Психологическое состояние Гольденцвайга, думаю, ужасно и будет еще хуже, прежде чем наконец сквозь кошмар обсессии проступит блаженство освобождения. Расставание со злом чревато физической слабостью, ведь исчезнет многолетняя подпитка! Посмотрите на лица корреспондентов федеральных каналов, на лицо самого Гольденцвайга в подборке его прошлых роликов: вы увидите гнуснейшее наслажденьице, полное сознание своего падения и часто сопутствующую ему глумливость. Не следует думать, что в этих мрачных ощущениях можно найти источник нового знания и особой творческой силы. Дьявол – великий обманщик, внушенные им экстазы бесплодны, что и доказывается поздними текстами тех же Селина и Лимонова; но эмоции это сильные, что скрывать, и обходиться без них будущим перебежчикам будет куда труднее, чем без федеральных гонораров. У оппозиции, к счастью, нет ни финансовой, ни эмоциональной «иглы»: в западные печеньки не верят даже телезрители, а никакого экстаза и самолюбования из суровой правды и повседневных унижений не извлечет даже законченный мазохист.
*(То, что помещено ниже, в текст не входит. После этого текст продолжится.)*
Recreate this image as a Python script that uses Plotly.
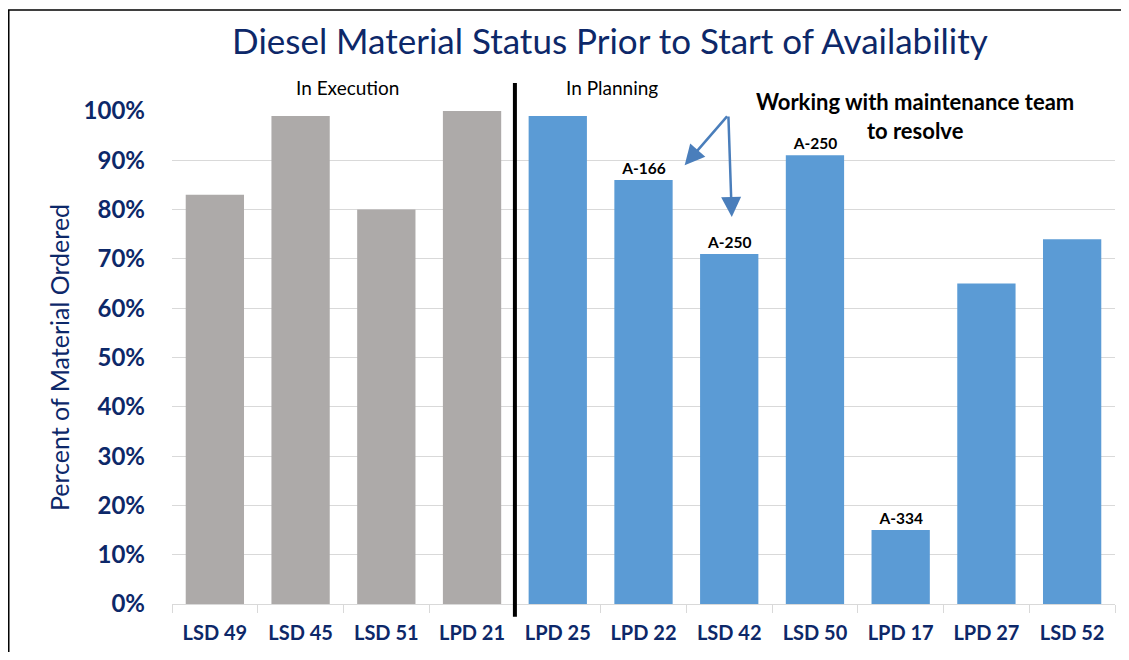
import plotly.graph_objs as go


# 数据
ships = ['LSD 49', 'LSD 45', 'LSD 51', 'LPD 21', 'LPD 25', 'LPD 22',
         'LSD 42', 'LSD 50', 'LPD 17', 'LPD 27', 'LSD 52']
pct_ordered = [0.83, 0.99, 0.80, 1.00, 0.99, 0.86, 0.71, 0.91, 0.15, 0.65, 0.74]
phase = ['exec', 'exec', 'exec', 'exec', 'plan', 'plan', 'plan', 'plan', 'plan', 'plan', 'plan']
avail_labels = ['', '', '', '', '', 'A-166', 'A-250', 'A-250', 'A-334', '', '']

NAVY = '#0d2869'
GRAY = '#adaaa9'
BLUE = '#5b9bd5'
ARROW = '#4a7ebb'
FONT = 'Lato'

bar_colors = [GRAY if p == 'exec' else BLUE for p in phase]

# 页面 body 有 8px 边距，图的尺寸和边距都按这个扣掉，免得出现滚动条
W, H = 1113, 644

figure = go.Figure(
    data=[
        go.Bar(
            x=ships,
            y=pct_ordered,
            marker=dict(color=bar_colors, line=dict(width=0)),
            text=avail_labels,
            textposition='outside',
            textfont=dict(family=FONT, size=15.5, color='black', weight='bold'),
            cliponaxis=False,
            width=0.68,
        )
    ],
    layout=go.Layout(
        width=W,
        height=H,
        showlegend=False,
        margin=go.layout.Margin(l=164, r=6, t=103, b=48),
        paper_bgcolor='white',
        plot_bgcolor='white',
        font=dict(family=FONT),
        title=dict(
            text='Diesel Material Status Prior to Start of Availability',
            font=dict(family=FONT, size=35, color=NAVY),
            x=602 / W, xanchor='center',
            y=1 - 34 / H, yanchor='middle',
        ),
        xaxis=dict(
            type='category',
            tickfont=dict(family=FONT, size=20, color=NAVY, weight='bold'),
            showline=True, linecolor='#d9d9d9', linewidth=1,
            ticks='outside', tickson='boundaries', ticklen=8, tickcolor='#d9d9d9',
            ticklabelstandoff=11,
            showgrid=False,
        ),
        yaxis=dict(
            range=[0, 1.0],
            tickvals=[i / 10 for i in range(11)],
            tickformat='.0%',
            tickfont=dict(family=FONT, size=24, color=NAVY, weight='bold'),
            ticklabelstandoff=26,
            showgrid=True, gridcolor='#d9d9d9', gridwidth=1,
            zeroline=False,
            title=dict(text='Percent of Material Ordered',
                       font=dict(family=FONT, size=25, color=NAVY),
                       standoff=6),
        ),
        shapes=[
            # 执行/计划分隔线
            dict(type='line', xref='x', yref='paper', x0=3.5, x1=3.5,
                 y0=-0.026, y1=1.057, line=dict(color='black', width=4)),
            # 外框（右边和下边在画面外）
            dict(type='rect', xref='paper', yref='paper',
                 x0=-0.1731, x1=1.1, y0=-0.3, y1=1.2049,
                 line=dict(color='black', width=1.5)),
        ],
        annotations=[
            dict(text='In Execution', x=1.55, y=1.075, xref='x', yref='paper',
                 showarrow=False, font=dict(family=FONT, size=19, color='black')),
            dict(text='In Planning', x=4.63, y=1.075, xref='x', yref='paper',
                 showarrow=False, font=dict(family=FONT, size=19, color='black')),
            dict(text='<b>Working with maintenance team<br>to resolve</b>',
                 x=8.17, y=0.989, xref='x', yref='y', showarrow=False,
                 font=dict(family=FONT, size=22, color='black')),
            dict(text='', x=5.48, y=0.89, xref='x', yref='y',
                 ax=5.99, ay=0.992, axref='x', ayref='y',
                 showarrow=True, arrowhead=2, arrowsize=1.6, arrowwidth=2.5,
                 arrowcolor=ARROW),
            dict(text='', x=6.03, y=0.785, xref='x', yref='y',
                 ax=5.99, ay=0.992, axref='x', ayref='y',
                 showarrow=True, arrowhead=2, arrowsize=1.6, arrowwidth=2.5,
                 arrowcolor=ARROW),
        ],
    )
)

figure.write_html('out.html')
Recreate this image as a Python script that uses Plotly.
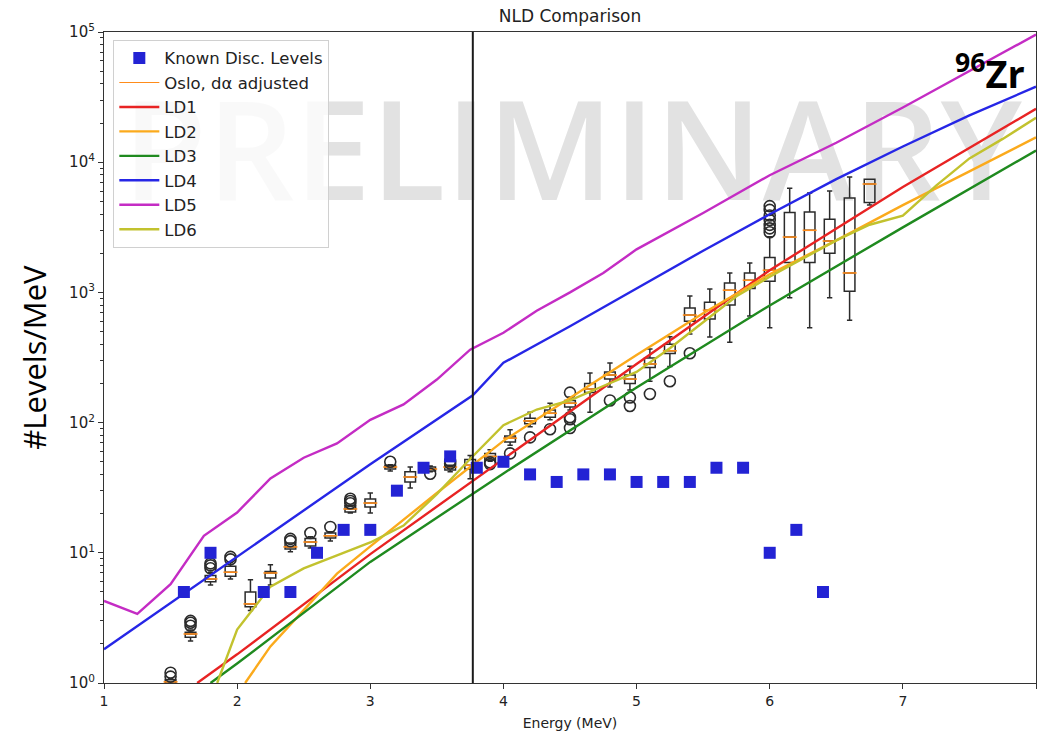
import plotly.graph_objects as go

# ---- Known discrete levels (levels per MeV) ----
disc_E = [1.6, 1.8, 2.2, 2.4, 2.6, 2.8, 3.0, 3.2, 3.4, 3.6, 3.8, 4.0, 4.2, 4.4,
          4.6, 4.8, 5.0, 5.2, 5.4, 5.6, 5.8, 6.0, 6.2, 6.4]
disc_rho = [5, 10, 5, 5, 10, 15, 15, 30, 45, 55, 45, 50, 40, 35,
            40, 40, 35, 35, 35, 45, 45, 10, 15, 5]

# ---- Oslo method NLD, distribution summary per energy bin ----
oslo_E = [1.5, 1.65, 1.8, 1.95, 2.1, 2.25, 2.4, 2.55, 2.7, 2.85, 3.0, 3.15,
          3.3, 3.45, 3.6, 3.75, 3.9, 4.05, 4.2, 4.35, 4.5, 4.65, 4.8, 4.95,
          5.1, 5.25, 5.4, 5.55, 5.7, 5.85, 6.0, 6.15, 6.3, 6.45, 6.6, 6.75]
oslo_low = [0.92, 2.1, 5.65, 6.3, 3.6, 5.65, 10.2, 10.9, 12.3, 20.2, 20.2, 42.5,
            31.4, 42, 42, 37, 50.5, 67, 93, 105, 125, 120, 188, 178,
            208, 270, 480, 455, 415, 660, 535, 910, 535, 910, 610, 4700]
oslo_q1 = [0.98, 2.25, 6.0, 6.6, 3.85, 6.4, 10.7, 11.3, 13.0, 20.6, 22.5, 44,
           35, 42.5, 43.2, 44, 51.5, 71, 98, 110, 132, 170, 216, 200,
           265, 340, 600, 625, 800, 1070, 1220, 1700, 1700, 2000, 1020, 4900]
oslo_med = [1.02, 2.38, 6.3, 7.1, 4.05, 7.0, 11.1, 12.1, 13.5, 21.7, 24.1, 45.6,
            38.2, 44, 45.6, 47, 55, 76, 103, 118, 141, 181, 232, 216,
            282, 356, 670, 730, 1040, 1240, 1480, 2660, 3000, 2480, 1410, 6800]
oslo_q3 = [1.06, 2.45, 6.7, 7.9, 5.0, 7.2, 11.9, 12.9, 14.2, 23.0, 25.9, 47,
           42, 45.6, 47, 52, 58, 79, 108, 125, 148, 200, 245, 232,
           313, 400, 760, 840, 1180, 1410, 1850, 4100, 4150, 3650, 5300, 7400]
oslo_high = [1.09, 2.55, 7.1, 8.4, 6.2, 8.1, 11.9, 13.3, 14.5, 23.0, 28.8, 47.5,
             45.6, 46.5, 47, 56, 62, 88, 120, 141, 157, 240, 287, 271,
             367, 456, 940, 1060, 1410, 1680, 2680, 6300, 5800, 6000, 7700, 7400]

# Outlying samples
flier_E = [1.5, 1.5, 1.65, 1.65, 1.65, 1.8, 1.8, 1.8, 1.95, 1.95, 2.4, 2.4,
           2.55, 2.7, 2.85, 2.85, 2.85, 3.15, 3.45, 3.6, 3.6, 3.9, 3.9, 4.05,
           4.2, 4.35, 4.5, 4.5, 4.5, 4.5, 4.8, 4.95, 4.95, 5.1, 5.25, 5.4,
           6.0, 6.0, 6.0, 6.0, 6.0, 6.0, 6.0]
flier_rho = [1.12, 1.2, 2.75, 2.9, 3.0, 7.6, 8.0, 8.3, 8.9, 9.3, 12.3, 12.8,
             14.2, 15.8, 24, 25, 26, 50, 40.5, 48.5, 50.5, 48, 49.5, 58,
             77, 89, 91, 106, 110, 170, 148, 134, 156, 166, 208, 341,
             2900, 3100, 3300, 3600, 3900, 4300, 4600]

# ---- Level-density models ----
ld1_E = [1.7, 2, 3, 4, 5, 6, 7, 8]
ld1_rho = [1.0, 1.66, 9.77, 52.5, 282, 1480, 6460, 25700]

ld2_E = [2.06, 2.25, 2.5, 2.75, 3, 3.5, 4, 4.5, 5, 5.5, 6, 6.5, 7, 7.5, 8]
ld2_rho = [1.0, 1.91, 3.63, 6.92, 11.2, 28.8, 72.4, 155, 331, 692, 1380,
           2510, 4680, 8510, 15500]

ld3_E = [1.8, 2, 3, 4, 5, 6, 7, 8]
ld3_rho = [1.0, 1.41, 8.51, 40.7, 186, 794, 3160, 12300]

ld4_E = [1, 2, 3, 3.77, 4, 4.5, 5, 5.5, 6, 6.5, 7, 7.5, 8]
ld4_rho = [1.82, 9.33, 47.9, 162, 288, 550, 1070, 2090, 3980, 7410, 13200,
           22900, 38000]

ld5_E = [1, 1.25, 1.5, 1.75, 2, 2.25, 2.5, 2.75, 3, 3.25, 3.5, 3.75, 4, 4.25,
         4.5, 4.75, 5, 5.5, 6, 6.5, 7, 7.5, 8]
ld5_rho = [4.27, 3.39, 5.75, 13.5, 20.4, 37.2, 53.7, 69.2, 105, 138, 214, 363,
           490, 724, 1000, 1410, 2140, 4070, 7940, 14100, 26300, 50100, 95500]

ld6_E = [1.85, 2.0, 2.25, 2.5, 2.75, 3.0, 3.25, 3.5, 3.75, 4.0, 4.25, 4.5,
         4.75, 5.0, 5.25, 5.5, 5.75, 6.0, 6.25, 6.5, 6.75, 7.0, 7.25, 7.5,
         7.75, 8.0]
ld6_rho = [1.0, 2.57, 5.5, 7.59, 9.55, 12.0, 16.2, 28.2, 52.5, 95.5, 126, 148,
           191, 245, 372, 589, 933, 1320, 1820, 2510, 3310, 3890, 6610, 10700,
           15100, 21900]

# Separation energy marker
sn_energy = 3.77

y_tick_vals = [1, 10, 100, 1000, 10000, 100000]
y_tick_text = ["10<sup>0</sup>", "10<sup>1</sup>", "10<sup>2</sup>",
               "10<sup>3</sup>", "10<sup>4</sup>", "10<sup>5</sup>"]
x_tick_vals = [1, 2, 3, 4, 5, 6, 7, 8]

BASE_FONT = "DejaVu Sans"
MEDIAN_ORANGE = "#ff8c1a"

fig = go.Figure()

# Box-and-whisker summary of the Oslo NLD
fig.add_trace(go.Box(
    x=oslo_E, q1=oslo_q1, median=oslo_med, q3=oslo_q3,
    lowerfence=oslo_low, upperfence=oslo_high,
    width=0.08, whiskerwidth=0.5, boxpoints=False,
    line=dict(color="#2b2b2b", width=1.5),
    fillcolor="rgba(0,0,0,0)", showlegend=False, hoverinfo="skip",
))
fig.add_trace(go.Scatter(
    x=oslo_E, y=oslo_med, mode="markers", showlegend=False,
    marker=dict(symbol="line-ew", size=10,
                line=dict(color=MEDIAN_ORANGE, width=1.6)),
))
fig.add_trace(go.Scatter(
    x=flier_E, y=flier_rho, mode="markers", showlegend=False,
    marker=dict(symbol="circle-open", size=11,
                line=dict(color="#2b2b2b", width=1.6), color="#2b2b2b"),
))

# Legend handle for the Oslo data
fig.add_trace(go.Scatter(
    x=[None], y=[None], mode="lines", name="Oslo, d\u03b1 adjusted",
    line=dict(color=MEDIAN_ORANGE, width=1.2), legendrank=2,
))

models = [
    ("LD1", ld1_E, ld1_rho, "#e82323"),
    ("LD2", ld2_E, ld2_rho, "#fbaa1c"),
    ("LD3", ld3_E, ld3_rho, "#1f8a1f"),
    ("LD4", ld4_E, ld4_rho, "#2626e6"),
    ("LD5", ld5_E, ld5_rho, "#c42cc4"),
    ("LD6", ld6_E, ld6_rho, "#c2c22e"),
]
for rank, (name, ex, rho, col) in enumerate(models, start=3):
    fig.add_trace(go.Scatter(
        x=ex, y=rho, mode="lines", name=name,
        line=dict(color=col, width=2.4), legendrank=rank,
    ))

fig.add_trace(go.Scatter(
    x=disc_E, y=disc_rho, mode="markers", name="Known Disc. Levels",
    marker=dict(symbol="square", size=12, color="#2323d4"), legendrank=1,
))

# Watermark behind the data
fig.add_shape(
    type="rect", xref="paper", yref="paper", x0=0.005, x1=1, y0=0.65, y1=0.97,
    line=dict(width=0), fillcolor="rgba(0,0,0,0)", layer="below",
    label=dict(text="PRELIMINARY", textposition="middle center",
               font=dict(family="Open Sans", size=137, color="#e2e2e2",
                         weight=600)),
)

# Vertical marker line
fig.add_shape(
    type="line", xref="x", yref="paper", x0=sn_energy, x1=sn_energy,
    y0=0, y1=1, line=dict(color="#1a1a1a", width=2),
)

fig.add_annotation(
    text="<b><sup>96</sup>Zr</b>", xref="paper", yref="paper",
    x=0.99, y=0.985, xanchor="right", yanchor="top", showarrow=False,
    font=dict(family="Open Sans", size=38, color="black"),
)
fig.add_annotation(
    text="#Levels/MeV", xref="paper", yref="paper",
    x=-0.076, y=0.5, textangle=-90, showarrow=False,
    xanchor="center", yanchor="middle",
    font=dict(family="Open Sans", size=31, color="black"),
)

fig.update_layout(
    width=1039, height=738,
    margin=dict(l=104, r=3, t=32, b=55),
    paper_bgcolor="white", plot_bgcolor="white",
    font=dict(family=BASE_FONT, size=14, color="#222"),
    title=dict(text="NLD Comparison", x=0.5, xref="paper", xanchor="center",
               y=1 - 16 / 738, yref="container", yanchor="middle",
               font=dict(family=BASE_FONT, size=17, color="#222")),
    legend=dict(x=0.01, y=0.988, xanchor="left", yanchor="top",
                bgcolor="rgba(255,255,255,0.8)", bordercolor="#d0d0d0",
                borderwidth=1, itemwidth=40,
                font=dict(family=BASE_FONT, size=16.5, color="#222"),
                traceorder="normal"),
    xaxis=dict(range=[1, 8], tickvals=x_tick_vals, ticks="outside", ticklen=5,
               tickcolor="#333", showline=True, linecolor="#333", linewidth=1.2,
               mirror=True, showgrid=False, zeroline=False,
               tickfont=dict(family=BASE_FONT, size=14, color="#222"),
               title=dict(text="Energy (MeV)", standoff=10,
                          font=dict(family=BASE_FONT, size=14, color="#222"))),
    yaxis=dict(type="log", range=[0, 5], tickvals=y_tick_vals,
               ticktext=y_tick_text, ticks="outside", ticklen=5,
               tickcolor="#333", showline=True, linecolor="#333", linewidth=1.2,
               mirror=True, showgrid=False, zeroline=False,
               tickfont=dict(family=BASE_FONT, size=15, color="#222"),
               minor=dict(ticks="outside", ticklen=3, tickcolor="#333",
                          dtick="D1", showgrid=False)),
    showlegend=True,
)

fig.write_html("out.html")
Есть в русской литературе один поистине трагический пример, когда буквальная сделка со столь же буквальным дьяволом была расторгнута (кстати, по инициативе дьявола), но привела к поистине катастрофическим последствиям. Я говорю, конечно, о Михаиле Булгакове. Чем масштабнее личность, тем серьезнее ее плата. Булгаков написал чрезвычайно талантливый, хотя и весьма дурновкусный роман о страшном обаянии зла, о его очарованиях и прельщениях, и пьесу «Батум» на ту же тему. Его роман был опубликован советской властью и отчасти даже взят ею на вооружение – андреевскую «Розу мира», полную куда более глубоких прозрений, она небось не публиковала. Пьесу отверг сам Сталин, безошибочным чутьем почувствовав в ней слишком высокое литературное качество. Притворное, придворное, приторное искусство обязано быть эстетически омерзительным, иначе возникает стилистический диссонанс. Придворный писатель не может работать честно – он обязан быть подонком, это важный эстетический момент в пьесе под названием «Русский круг». И сделка с Булгаковым была расторгнута, после чего Булгаков заболел и через 9 месяцев умер. Я не хочу пугать тех, кто побежит сейчас из НТВ и прочей госпропаганды, а побегут многие, и неизбежно, потому что бабки кончаются, конкуренция обостряется, требования ужесточаются, и при кормушке оставят только самых-самых мерзких, таких, на которых даже начальники смотрят с легкой брезгливостью. Я просто хочу сказать, что сделки с совестью так просто не расторгаются, что дьявол берет огромную, поистине дьявольскую неустойку, что ломка будет страшной, а до катарсиса можно просто не дожить. И еще я хочу сказать, что извинений будет недостаточно. Ибо одно дело участвовать в мягкой лжи позднего застоя, и совсем другое – помогать становлению новой и беспросветно темной силы, которая вместе с собой может запросто похоронить весь мир.
Все-таки прав был Юрий Арабов в блистательном очерке о Наполеоне: злодей начинает проигрывать, как только сентиментально прислушивается к совести. Не нужна злодеям совесть. И дела не сделают, потому что для дела нужна цельность, и в рай не попадут, потому что уже много чего наделали, и вообще – посмотрите на эти лица.